ADA Compliance for Hotels and Hospitality Websites
Hotels, resorts, vacation rentals, and hospitality businesses are among the most frequently sued industries for ADA web accessibility violations. Booking engines, room photo galleries, and interactive maps create persistent accessibility barriers that put hospitality businesses at legal risk.
Why Hospitality Websites Face High ADA Risk
Hotels and hospitality businesses are quintessential places of public accommodation under ADA Title III. The DOJ has specifically addressed hotel website accessibility in enforcement actions, making it clear that online reservation systems must be accessible.
Additionally, the ADA's physical accommodation requirements for hotels (accessible rooms, facilities) have a natural digital extension: if a person with a disability cannot use the website to book an accessible room, the hotel is effectively denying them equal access to its services.
Critical Accessibility Areas for Hospitality Websites
Booking and Reservation Systems
- Date pickers for check-in/check-out must work with keyboard input
- Room type selectors need accessible names and state information
- Guest count and room count controls must be keyboard operable
- Search results need proper heading structure and screen reader announcements
- Price comparison and rate displays must be in accessible text, not images
- The complete booking flow must be completable without a mouse
Accessible Room Information
Hotels have a specific obligation to provide accessible room information online. The DOJ has stated that hotel reservation systems must:
- Identify and describe accessible rooms and features
- Allow guests to reserve accessible rooms through the same system as standard rooms
- Provide enough detail about accessibility features for guests to determine if the room meets their needs
Photo Galleries and Virtual Tours
- Room photos need descriptive alt text (room type, view, key features)

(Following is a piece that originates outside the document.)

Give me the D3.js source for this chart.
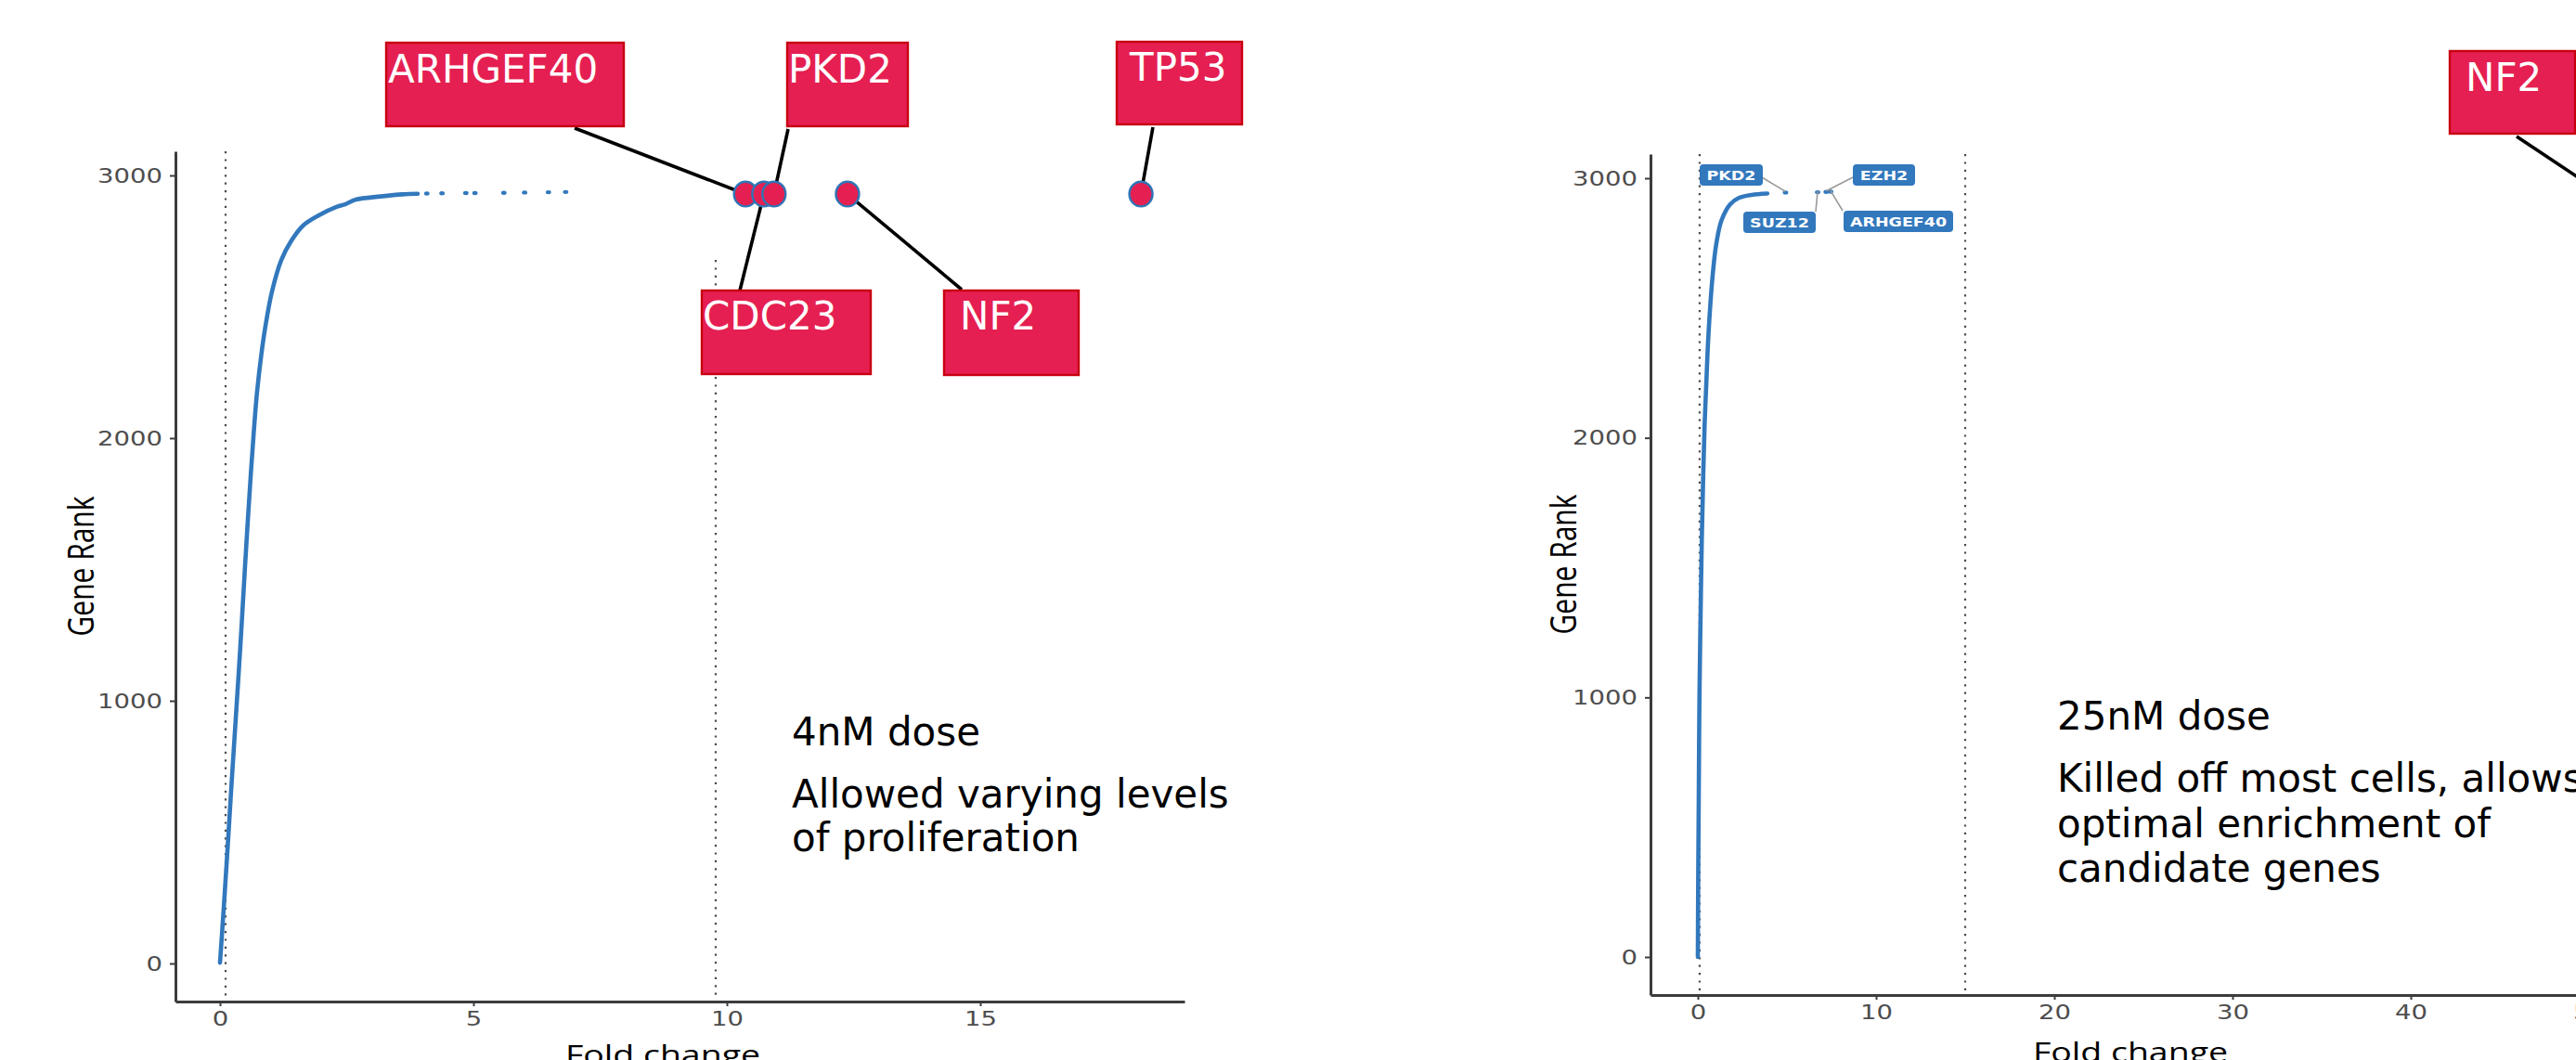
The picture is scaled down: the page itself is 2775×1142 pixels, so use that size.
<!DOCTYPE html>
<html><head><meta charset="utf-8">
<script src="https://cdn.jsdelivr.net/npm/d3@7"></script>
<style>html,body{margin:0;padding:0;background:#fff;overflow:hidden}</style>
</head><body>
<svg id="chart" width="2775" height="1142" xmlns="http://www.w3.org/2000/svg"></svg>
<script>
// ---------------- DATA ----------------
const yTickValues = [0, 1000, 2000, 3000];
const leftXTickValues = [0, 5, 10, 15];
const rightXTickValues = [0, 10, 20, 30, 40, 50];

// 4nM screen: [fold change, gene rank]
const leftCurveFold = [0.00,0.07,0.15,0.23,0.30,0.37,0.43,0.49,0.55,0.61,0.67,0.73,0.82,0.91,1.03,1.21,1.40,1.64,1.95,2.31,2.47,2.68,3.17,3.60,3.90];
const leftCurveRank = [3,200,440,690,900,1110,1300,1500,1690,1870,2032,2173,2325,2442,2562,2678,2749,2809,2848,2881,2890,2908,2920,2928,2930];
const leftTailFold = [4.08,4.38,4.85,5.03,5.60,6.01,6.48,6.82];
const leftTailRank = [2931,2932,2933,2933,2934,2935,2936,2937];
const leftHitGenes = ["ARHGEF40","CDC23","PKD2","NF2","TP53"];
const leftHitFold = [10.37,10.73,10.93,12.38,18.17];
const leftHitRank = [2929,2929,2929,2929,2929];
const leftCutoffs = [0.11, 9.78];

// 25nM screen
const rightCurveFold = [0.00,0.02,0.05,0.09,0.15,0.22,0.30,0.38,0.47,0.59,0.83,1.03,1.33,1.82,2.32,3.02,3.90];
const rightCurveRank = [0,300,600,1000,1300,1600,1850,2050,2200,2390,2625,2745,2838,2900,2925,2936,2941];
const rightLabelGenes = ["PKD2","SUZ12","EZH2","ARHGEF40"];
const rightLabelFold = [4.92,6.72,7.20,7.45];
const rightLabelRank = [2945,2946,2947,2948];
const rightHitGenes = ["NF2"];
const rightHitFold = [50.6];
const rightHitRank = [2948];
const rightCutoffs = [0.10, 15.0];

const leftNote = ["4nM dose", "Allowed varying levels", "of proliferation"];
const rightNote = ["25nM dose", "Killed off most cells, allows", "optimal enrichment of", "candidate genes"];

// ---------------- LAYOUT / STYLE ----------------
const STRETCH = 1.25;
const BLUE = "#3278bd";
const RED = "#e51f51";
const RED_EDGE = "#c8000f";

const panels = {
  left: {
    xPix: [189, 1276], yPix: [1079, 163],
    xAt: [[0, 237], [5, 510]], yAt: [[0, 1038], [3000, 189]],
    xTicks: leftXTickValues, cutoffTop: [163, 280],
    fold: leftCurveFold, rank: leftCurveRank, cutoffs: leftCutoffs,
    xTitle: 714, yTitle: 101, titleY: 1146.5
  },
  right: {
    xPix: [1778, 2902], yPix: [1072, 166],
    xAt: [[0, 1829], [10, 2021]], yAt: [[0, 1031], [3000, 192]],
    xTicks: rightXTickValues, cutoffTop: [166, 166],
    fold: rightCurveFold, rank: rightCurveRank, cutoffs: rightCutoffs,
    xTitle: 2295, yTitle: 1698, titleY: 1143.5
  }
};

const leftBoxes = {
  ARHGEF40: {box: [416, 46, 256, 90], text: [418, 89], anchor: [619, 138]},
  PKD2:     {box: [848, 46, 130, 90], text: [849, 89], anchor: [849, 139]},
  TP53:     {box: [1203, 45, 135, 89], text: [1217, 87], anchor: [1242, 137]},
  CDC23:    {box: [756, 313, 182, 90], text: [757, 355], anchor: [797, 313]},
  NF2:      {box: [1017, 313, 145, 91], text: [1034, 355], anchor: [1036, 312]}
};
const rightBoxes = {
  NF2: {box: [2639, 55, 135, 89], text: [2656, 98], anchor: [2711, 147]}
};
const rightTags = {
  PKD2:     {box: [1831, 177, 68, 23], anchor: [1898, 191]},
  SUZ12:    {box: [1878, 228, 78, 23], anchor: [1956, 228]},
  EZH2:     {box: [1996, 177, 67, 23], anchor: [1996, 191]},
  ARHGEF40: {box: [1986, 227, 118, 23], anchor: [1985, 227]}
};

// ---------------- DRAW ----------------
const svg = d3.select("#chart");
svg.append("rect").attr("width", 2775).attr("height", 1142).attr("fill", "#fff");

function linearFromPoints(p, pixRange) {
  const k = (p[1][1] - p[0][1]) / (p[1][0] - p[0][0]);
  const d0 = p[0][0] + (pixRange[0] - p[0][1]) / k;
  const d1 = p[0][0] + (pixRange[1] - p[0][1]) / k;
  return d3.scaleLinear().domain([d0, d1]).range(pixRange);
}

function drawPanel(P) {
  const x = linearFromPoints(P.xAt, P.xPix);
  const y = linearFromPoints(P.yAt, P.yPix);
  const g = svg.append("g");

  P.cutoffs.forEach((c, i) => {
    g.append("line")
      .attr("x1", x(c)).attr("x2", x(c))
      .attr("y1", P.cutoffTop[i]).attr("y2", P.yPix[0])
      .attr("stroke", "#4a4a4a").attr("stroke-width", 2.2)
      .attr("stroke-dasharray", "2.2,6.2");
  });

  const ax = g.append("g").attr("transform", `translate(0,${P.yPix[0]})`)
    .call(d3.axisBottom(x).tickValues(P.xTicks).tickSize(5).tickSizeOuter(0).tickFormat(d3.format("d")));
  const ay = g.append("g").attr("transform", `translate(${P.xPix[0]},0)`)
    .call(d3.axisLeft(y).tickValues(yTickValues).tickSize(6).tickSizeOuter(0).tickFormat(d3.format("d")));
  [ax, ay].forEach(a => {
    a.select(".domain").attr("stroke", "#3c3c3c").attr("stroke-width", 3);
    a.selectAll(".tick line").attr("stroke", "#3c3c3c").attr("stroke-width", 2);
    a.selectAll(".tick text").attr("fill", "#4d4d4d")
      .attr("font-family", "DejaVu Sans").attr("font-size", 22);
  });
  ax.selectAll(".tick text").attr("y", 26).attr("dy", 0)
    .attr("transform", `scale(${STRETCH},1)`);
  ay.selectAll(".tick text").attr("x", -11.2)
    .attr("transform", `scale(${STRETCH},1)`);

  g.append("text").text("Fold change")
    .attr("transform", `translate(${P.xTitle},${P.titleY}) scale(${STRETCH},1)`)
    .attr("text-anchor", "middle").attr("font-family", "Open Sans")
    .attr("font-size", 30).attr("fill", "#000");
  g.append("text").text("Gene Rank")
    .attr("transform", `translate(${P.yTitle},${(P.yPix[0] + P.yPix[1]) / 2 - 11}) scale(${STRETCH},1) rotate(-90)`)
    .attr("text-anchor", "middle").attr("font-family", "Open Sans")
    .attr("font-size", 30).attr("fill", "#000");

  const pts = P.fold.map((f, i) => [f, P.rank[i]]);
  const line = d3.line().x(d => x(d[0])).y(d => y(d[1])).curve(d3.curveCatmullRom.alpha(0.5));
  g.append("path").attr("d", line(pts)).attr("fill", "none")
    .attr("stroke", BLUE).attr("stroke-width", 4.6)
    .attr("stroke-linecap", "round").attr("stroke-linejoin", "round");
  return {x, y, g};
}

const L = drawPanel(panels.left);
const R = drawPanel(panels.right);

L.g.selectAll(".tail").data(leftTailFold.map((f, i) => [f, leftTailRank[i]])).enter()
  .append("ellipse").attr("cx", d => L.x(d[0])).attr("cy", d => L.y(d[1]))
  .attr("rx", 2.9).attr("ry", 2.2).attr("fill", BLUE);

const rPts = rightLabelGenes.map((g, i) => ({gene: g, f: rightLabelFold[i], r: rightLabelRank[i]}));
R.g.selectAll(".lab").data(rPts).enter()
  .append("ellipse").attr("cx", d => R.x(d.f)).attr("cy", d => R.y(d.r))
  .attr("rx", 2.9).attr("ry", 2.2).attr("fill", BLUE);

rPts.forEach(d => {
  const t = rightTags[d.gene];
  R.g.append("line").attr("x1", t.anchor[0]).attr("y1", t.anchor[1])
    .attr("x2", R.x(d.f)).attr("y2", R.y(d.r) - 1)
    .attr("stroke", "#9a9a9a").attr("stroke-width", 1.6);
  R.g.append("rect").attr("x", t.box[0]).attr("y", t.box[1])
    .attr("width", t.box[2]).attr("height", t.box[3]).attr("rx", 4)
    .attr("fill", BLUE);
  R.g.append("text").text(d.gene)
    .attr("transform", `translate(${t.box[0] + t.box[2] / 2},${t.box[1] + 17}) scale(${STRETCH},1)`)
    .attr("text-anchor", "middle").attr("font-family", "DejaVu Sans")
    .attr("font-weight", "bold").attr("font-size", 14).attr("fill", "#fff");
});

function redAnnot(panel, genes, folds, ranks, layout) {
  const ov = svg.append("g");
  genes.forEach((gname, i) => {
    const cx = panel.x(folds[i]), cy = panel.y(ranks[i]);
    const lay = layout[gname];
    const dx = cx - lay.anchor[0], dy = cy - lay.anchor[1];
    const len = Math.hypot(dx, dy);
    ov.append("line").attr("x1", lay.anchor[0]).attr("y1", lay.anchor[1])
      .attr("x2", cx - dx / len * 12).attr("y2", cy - dy / len * 12)
      .attr("stroke", "#000").attr("stroke-width", 3.6);
  });
  genes.forEach((gname, i) => {
    ov.append("ellipse").attr("cx", panel.x(folds[i])).attr("cy", panel.y(ranks[i]))
      .attr("rx", 12.5).attr("ry", 13.3)
      .attr("fill", RED).attr("stroke", "#2e75b6").attr("stroke-width", 2.4);
  });
  genes.forEach(gname => {
    const lay = layout[gname];
    ov.append("rect").attr("x", lay.box[0]).attr("y", lay.box[1])
      .attr("width", lay.box[2]).attr("height", lay.box[3])
      .attr("fill", RED).attr("stroke", RED_EDGE).attr("stroke-width", 2.4);
    ov.append("text").text(gname).attr("x", lay.text[0]).attr("y", lay.text[1])
      .attr("font-family", "DejaVu Sans").attr("font-size", 42).attr("fill", "#fff");
  });
}
redAnnot(L, leftHitGenes, leftHitFold, leftHitRank, leftBoxes);
redAnnot(R, rightHitGenes, rightHitFold, rightHitRank, rightBoxes);

function note(lines, x, ys) {
  lines.forEach((t, i) => {
    svg.append("text").text(t).attr("x", x).attr("y", ys[i])
      .attr("font-family", "DejaVu Sans").attr("font-size", 42).attr("fill", "#000");
  });
}
note(leftNote, 853, [803, 870, 917]);
note(rightNote, 2216, [786, 853, 902, 950]);
</script>
</body></html>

- Gallery navigation must work with keyboard
- Full-screen and lightbox views must trap focus and be dismissable with Escape
- 360-degree virtual tours need accessible alternatives
- Video content must have captions
Maps and Directions
- Interactive maps must have text-based alternatives (address, directions)
- Property maps showing amenity locations need text descriptions
- Embedded Google Maps or similar must not create keyboard traps
Amenity and Service Listings
- Restaurant menus (same issues as standalone restaurant websites)
- Spa and activity booking systems must be keyboard accessible
- Event space information and booking forms need proper labels
- Loyalty program portals must meet the same standards as the main site
Common Violations on Hotel Websites
- Calendar date pickers that cannot be operated with keyboard
- Room photos and property images without alt text
- Inaccessible booking widgets embedded from third-party reservation systems
- Interactive property maps with no text alternative
- Low contrast text on hero images and promotional banners
- Missing accessible room descriptions in the reservation flow
- Auto-rotating image carousels without pause controls
- PDF event menus and spa menus that are not tagged for accessibility
How to Make Your Hospitality Website Accessible
- Scan your website. Run a free accessibility scan on your key pages: homepage, room listing page, a room detail page, the booking flow, and your amenities page.
- Audit your booking engine. If you use a third-party reservation system, test it independently for keyboard accessibility and screen reader support. Contact the vendor about accessibility improvements.
- Add alt text to all photos. Room photos should describe the room type and key features. Property photos should describe the facility. Accessible room photos should highlight accessibility features.
- Add accessible room information. Ensure your booking system identifies which rooms are accessible and describes their features (roll-in shower, grab bars, visual alarm, etc.).
- Provide text alternatives for maps. Include the street address, written directions, and a description of on-property amenity locations alongside interactive maps.
- Fix color contrast and navigation. Address contrast failures in hero images, promotional banners, and navigation menus. Ensure all navigation works with keyboard.
Third-Party Booking System Considerations
Many hotels use third-party booking engines that inject their own interfaces into the hotel website. You are legally responsible for the accessibility of the entire booking experience on your website, including third-party components. Work with your booking system vendor to address accessibility issues, and include accessibility requirements in your vendor agreements.
Ongoing Compliance
Hospitality websites update frequently with seasonal promotions, event listings, new room types, and rate changes. Set up continuous monitoring to maintain compliance as your site evolves.